Die ebenfalls betroffenen Richter sind mit dem Vorschlag zum Justizbudget extrem unzufrieden: Werner Zinkl, Chef der Richtervereinigung, sieht höhere Verfahrensgebühren und für die Richter mehr Arbeit und damit längere Wartezeiten.

Die tobende Opposition

Angesichts der ersten Reaktionen aus der Verwaltung ergänzte das Wirtschaftsforschungsinstitut sein grundsätzliches Lob für das Budget noch durch die Hoffnung, die Krise möge zu "mehr Reformbereitschaft führen".

Zumindest auf politische Eintracht in der Krise - darauf braucht die Regierung nicht zu hoffen. Seit der Budgetrede überschlagen sich die Oppositionsparteien förmlich in ihrer Kritik, von "Mogelpackung" (Grüne) bis "budgetärer Blindflug" (BZÖ) reichen die Abqualifizierungen.

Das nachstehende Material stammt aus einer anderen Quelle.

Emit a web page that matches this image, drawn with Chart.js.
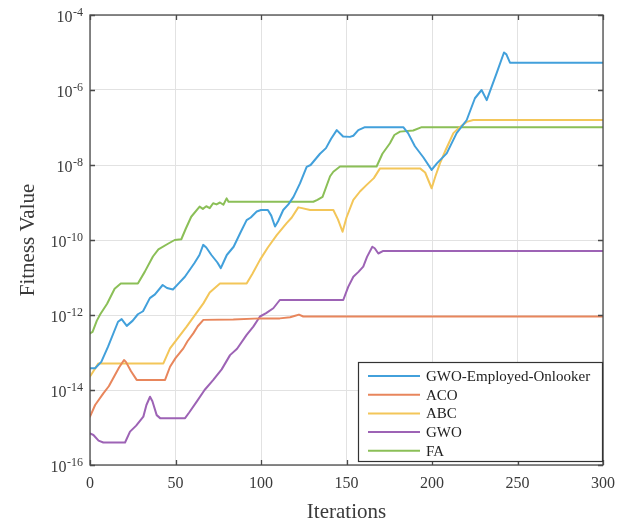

Tatsächlich ist es um die Verlässlichkeit von Budgetzahlen oft schlecht bestellt. Sollte die Arbeitslosigkeit etwa höher ausfallen als erwartet, würde das die Staatsausgaben automatisch sprengen. Es wäre nicht der erste Fall: Nach den "Krisenjahren" 1992/1993 überzogen die Regierungen bis 1996 das in den Budgetreden präsentierten Schuldenziel um mindestens 20 Prozent.